# Some notes taken for studying pytorch

## What:
It covers common patterns found in most deep learning libraries

## What are the building blocks in pytorch
- **Tensors**: equavilents of np.array, directly working with many operations provided in `torch` module
- **Variables**: think wrappers of Tensors - most layers in `nn` module would expect a Variable input than a Tensor. Compared to raw tensors, Variables remember the dependencies among them, and thus can do the autograd.
- **Operations**: `torch` module provides low level operations (most of them are applicable to tensors and variables). `nn` module provides high level layers (simliar to `tf.contrib.layers`), and most of them expects "Variables" than "Tensors".
- **Layers**: layers in `nn` function are functors (function objects with states).

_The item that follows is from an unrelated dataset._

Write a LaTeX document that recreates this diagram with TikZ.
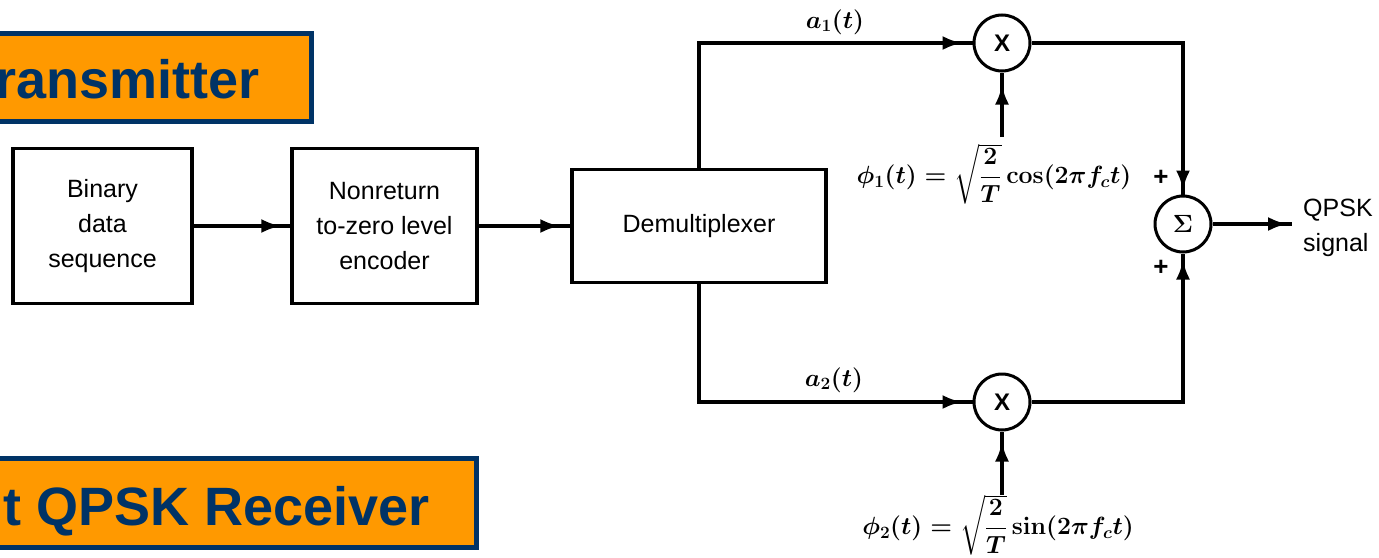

It expects a Variable input and returns a Variable output.
- **Models**: Models (derived from `nn.Module`) are essentially layers? Most importantly, it must implement `forward` and `backward` (auto implemented) methods for the bidirectional computation. Use `parameters()` to get all its parameters and `children()` to get all its layers/submodels. 
- **Sequential**: a container of different layers into a submodel. it is a container to help organize linearly stacked layers.
- **loss function**: it is just another variable with dependencies on all other variables. `loss.backward()` is usually the start of back-propagation.
- **optimizer**: the optimizer in pytorch is quite lightwight compared to other frameworks. It takes a list of parameters (usually from a call to `model.parameters()`) and do all the house-keeping - `zerograd()`, `step()` (do backward for each param one by one and update them) and etc.
- **dataset**: a dataset (`torchvision.datasets`) is conceptually a list (with `__getitem__()` and `__len__()` implementation. It is usually used preprocessing transforms (a pipe of multipe steps) and wrapped in a data loader.
- **dataloader** (`torch.utils.data.DataLoader`) is the "batch generator" with multiple thread support. It has an iterator interface, which can be directly used in a loop or with `iterator()`.


## How to use regularization

## How to use weights initialization

## How to use batch normalization
- nn.BatchNorm2d takes dim (# of neurons) as input
- Use `model.eval()` to switch to eval mode (so BN will use recorded moving mean/variance).  
- Batchnorm usually used before nonlinear activation

## How to group layers into blocks (e.g., for resnet)
- Use `Sequential` to group layers into blocks

## How to calculate image size in cnn with padding and kernel_size, and how to use the correct padding to implement “SAME” mode
- new_image_size = image_size + padding * 2 - kernel_size + 1.
- So to achieve “SAME” mode, choose a odd number as kernel_size, use padding = (kernel_size-1) // 2

## How to change “training/evaluation” mode of a model (e.g., for batch normalisation, or dropout)
- Under the hood, the status is kept as the boolean indicator of model in `training`, it can be switched by `model.train(True/False)`, and `model.eval()==model.train(False)`

## How to freeze certain variables (or parameters). Two ways to specify a “trainable” parameter
- passing a list of variables that you want to optimize (e.g., model.parameters()) to the constructor of the optimiser - you can choose to pass the input variables into optimiser as well in some case (e.g., deep dreams)
- An optimiser will only update variables that are explicitly passed to its constructors, and with `requires_grad` member = True. So turn off `requires_grad` will prevent optimiser to update a variable.